= Helen Phillips (soprano) =

American opera singer

Helen L. Phillips (8 December 1919 – 27 July 2005) was an American dramatic lyric soprano who broke through racial barriers as a concert singer and—almost in passing—on the opera stage.

==Biography==
She was born in St. Louis, Missouri, the daughter of a Baptist minister, the Rev. James Phillips. She attended Sumner High School in St. Louis and Lincoln University in Jefferson City, Missouri, and did graduate studies in music and in sociology at Fisk University in Nashville, Tennessee.

At the age of 14, she was one of the soloists at the dedication of the Municipal Auditorium in St. Louis. She was the first black singer to perform with the Metropolitan Opera chorus (seven years before Marian Anderson's debut) —later saying she just "slipped in". Her agent had been told to send his best soprano as an extra for five performances of Mascagni's Cavalleria Rusticana in 1947 — and though the stage manager was momentarily non-plussed by her race, did nothing to hamper her debut.
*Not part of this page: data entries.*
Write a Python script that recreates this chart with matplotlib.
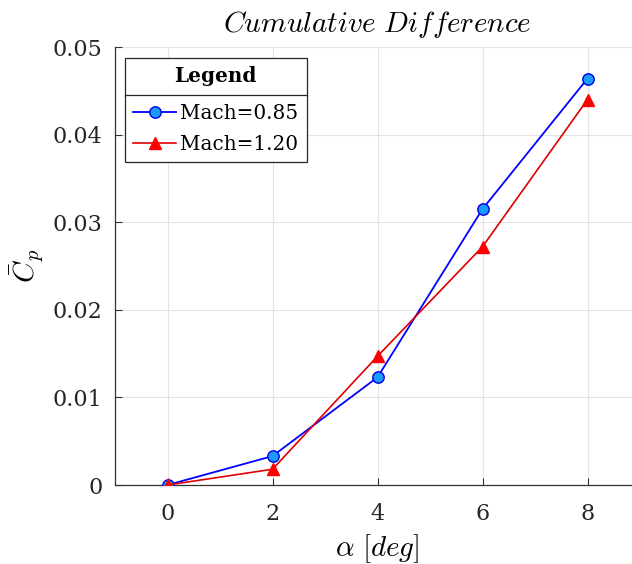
import matplotlib
matplotlib.use("Agg")
import matplotlib.pyplot as plt
from matplotlib.lines import Line2D

alpha_deg = [0, 2, 4, 6, 8]
cp_mach085 = [0.0, 0.0033, 0.0123, 0.0315, 0.0464]
cp_mach120 = [0.0, 0.0018, 0.0147, 0.0272, 0.0440]
series_labels = ["Mach=0.85", "Mach=1.20"]
y_ticks = [0, 0.01, 0.02, 0.03, 0.04, 0.05]
y_tick_labels = ["0", "0.01", "0.02", "0.03", "0.04", "0.05"]

plt.rcParams["mathtext.fontset"] = "cm"
tick_font = "DejaVu Serif"

W, H = 632, 564
fig = plt.figure(figsize=(W / 100, H / 100), dpi=100)
# axes box: x from 115 px to 640 px (right side runs past the canvas), y from 47 to 485 px
ax = fig.add_axes([115 / W, (H - 485) / H, (640 - 115) / W, (485 - 47) / H])

ax.plot(alpha_deg, cp_mach085, "-o", color=(0, 0, 1), lw=1.3,
        markerfacecolor=(0.1, 0.6, 1.0), markeredgecolor=(0, 0, 0.9),
        markeredgewidth=1.0, markersize=8.2, label=series_labels[0], zorder=3)
ax.plot(alpha_deg, cp_mach120, "-^", color=(0.88, 0, 0), lw=1.2,
        markerfacecolor=(1, 0, 0), markeredgecolor=(1, 0, 0),
        markersize=9, label=series_labels[1], zorder=3)

ax.set_xlim(-1, 9)
ax.set_ylim(0, 0.05)
ax.set_xticks([0, 2, 4, 6, 8])
ax.set_yticks(y_ticks)
ax.set_yticklabels(y_tick_labels)
for lab in ax.get_xticklabels() + ax.get_yticklabels():
    lab.set_fontfamily(tick_font)
    lab.set_fontsize(16)
    lab.set_color((0.15, 0.15, 0.15))

ax.grid(True, color=(0.89, 0.89, 0.89), lw=0.8)
ax.set_axisbelow(True)
for side in ("top", "right"):
    ax.spines[side].set_visible(False)
for side in ("left", "bottom"):
    ax.spines[side].set_color((0.2, 0.2, 0.2))
    ax.spines[side].set_linewidth(0.9)
ax.tick_params(direction="in", length=5, width=0.8, color=(0.2, 0.2, 0.2))
ax.tick_params(axis="x", pad=13)
ax.tick_params(axis="y", pad=9)

ax.set_title(r"$Cumulative\ Difference$", fontsize=21, pad=11)
ax.set_xlabel(r"$\alpha\ [deg]$", fontsize=21, labelpad=5)
ax.set_ylabel(r"$\bar{C}_p$", fontsize=21, labelpad=5)

leg_fs = 14.4
leg = ax.legend(loc="upper left", bbox_to_anchor=(10 / 525, 1 - 11 / 438),
                title="Legend", fancybox=False, framealpha=1, edgecolor=(0.15, 0.15, 0.15),
                prop={"family": tick_font, "size": leg_fs}, handlelength=2.15,
                handletextpad=0.2, borderpad=0.41, labelspacing=0.6, borderaxespad=0)
leg.get_title().set_fontweight("bold")
leg.get_title().set_fontfamily(tick_font)
leg.get_title().set_fontsize(leg_fs)
leg.get_frame().set_linewidth(0.9)
# extra room between the legend title and its entries
leg._legend_box.sep = 12.6

fig.canvas.draw()
r = fig.canvas.get_renderer()
fb = leg.get_frame().get_window_extent(r)
tb = leg.get_title().get_window_extent(r)
hb = leg.get_texts()[0].get_window_extent(r)
ysep = (0.5 * (tb.y0 + hb.y1)) / H
fig.add_artist(Line2D([fb.x0 / W, fb.x1 / W], [ysep, ysep], color=(0.15, 0.15, 0.15),
                      lw=0.9, transform=fig.transFigure, zorder=10))

fig.savefig("out.png", dpi=100)
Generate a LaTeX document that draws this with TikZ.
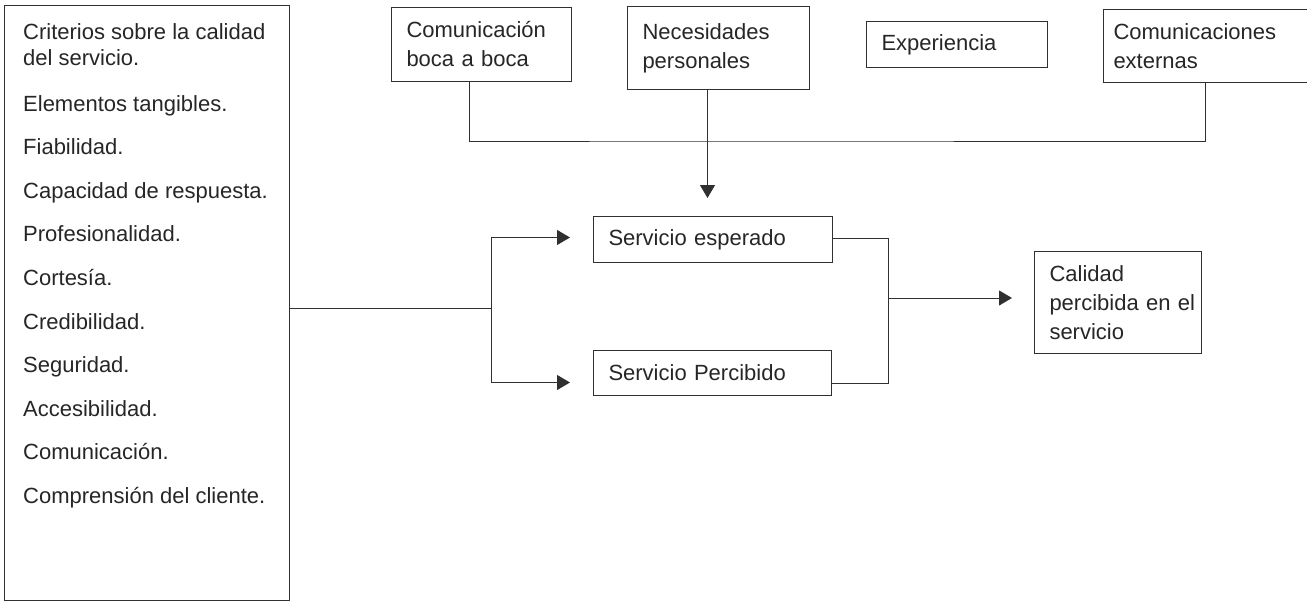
\documentclass[tikz,border=0pt]{standalone}
\usepackage{fontspec}
\setmainfont{Liberation Sans}
\usetikzlibrary{arrows.meta}
\definecolor{lineg}{HTML}{303030}
\definecolor{textg}{HTML}{262626}

\begin{document}
\begin{tikzpicture}[x=1pt, y=-1pt,
		box/.style={draw=lineg, line width=1pt, anchor=north west, align=left, inner xsep=15pt, inner ysep=0pt, text=textg, font=\fontsize{22}{29}\selectfont},
		item/.style={inner sep=0pt, text=textg, font=\fontsize{22}{26}\selectfont},
		conn/.style={draw=lineg, line width=1pt},
		arr/.style={conn, -{Triangle[length=13pt,width=15pt]}}]
		\useasboundingbox (0,0) rectangle (1307,602);
		
		% criteria on the left
		\node[draw=lineg, line width=1pt, anchor=north west, minimum width=285pt, minimum height=595pt, inner sep=0pt] (crit) at (4,5) {};
		\node[item, anchor=north west, align=left] (crit0) at (23,23) {Criterios sobre la calidad\\del servicio.};
		\foreach \txt [count=\i] in {Elementos tangibles., Fiabilidad., Capacidad de respuesta., Profesionalidad., Cortesía., Credibilidad., Seguridad., Accesibilidad., Comunicación., Comprensión del cliente.}
			\node[item, anchor=base west] (crit\i) at (23, {111+43.6*(\i-1)}) {\txt};
		
		% factors on top
		\node[box, text width=150pt, minimum height=74pt] (boca) at (391,7) {Comunicación\\boca a boca};
		\node[box, text width=152pt, minimum height=83pt] (neces) at (627,6) {Necesidades\\personales};
		\node[box, text width=151pt, minimum height=46pt] (exper) at (866,21) {Experiencia};
		\node[box, inner xsep=10pt, text width=210pt, minimum height=73pt] (extern) at (1103,9) {Comunicaciones\\externas};
		
		% expected / perceived
		\node[box, text width=209pt, minimum height=46pt] (esper) at (593,216) {Servicio esperado};
		\node[box, text width=208pt, minimum height=45pt] (percib) at (593,350) {Servicio Percibido};
		\node[box, text width=137pt, minimum height=102pt] (calid) at (1034,251) {Calidad\\\mbox{percibida en el}\\servicio};
		
		\coordinate (bus) at (707,141);
		\draw[conn] ([xshift=-12pt]boca.south) |- (bus) -| ([xshift=-13pt]extern.south);
		\draw[arr, shorten >=18pt] ([xshift=-11pt]neces.south) -- ([xshift=-11pt]neces.south |- esper.north);
		
		\coordinate (split) at (491,308);
		\draw[conn] (crit.east |- split) -- (split);
		\draw[arr, shorten >=23pt] (split) |- ([yshift=2pt]esper.west);
		\draw[arr, shorten >=23pt] (split) |- ([yshift=-9.5pt]percib.west);
		
		\coordinate (merge) at (888,298);
		\draw[conn] ([yshift=1pt]esper.east) -| (merge);
		\draw[conn] ([yshift=-10.5pt]percib.east) -| (merge);
		\draw[arr, shorten >=22pt] (merge) -- (merge -| calid.west);
	\end{tikzpicture}
\end{document}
Among the stories she recounted about her world travels was an episode on the Oriental Express, when she encountered two Russian soldiers "who started deriding the United States and talking about the plight of Negroes in this country. During the course of the conversation, one took my glasses and refused to give them back. Then he tried to get fresh, and I slapped him good and hard."

Throughout the 1940s and 1950s, she was primarily a concert singer, touring the United States, Europe, Africa, and South America. She was noted for her interpretation of German Lieder and Negro spirituals, and fluent in German, she toured Austria and West Germany for the State Department after World War II. She made her Town Hall debut in 1953, and she was in a production of Show Boat in 1954.

Retiring from the stage, she became a teacher and vocal coach. She died, age 86, from heart disease at the Isabella Geriatric Center in Manhattan.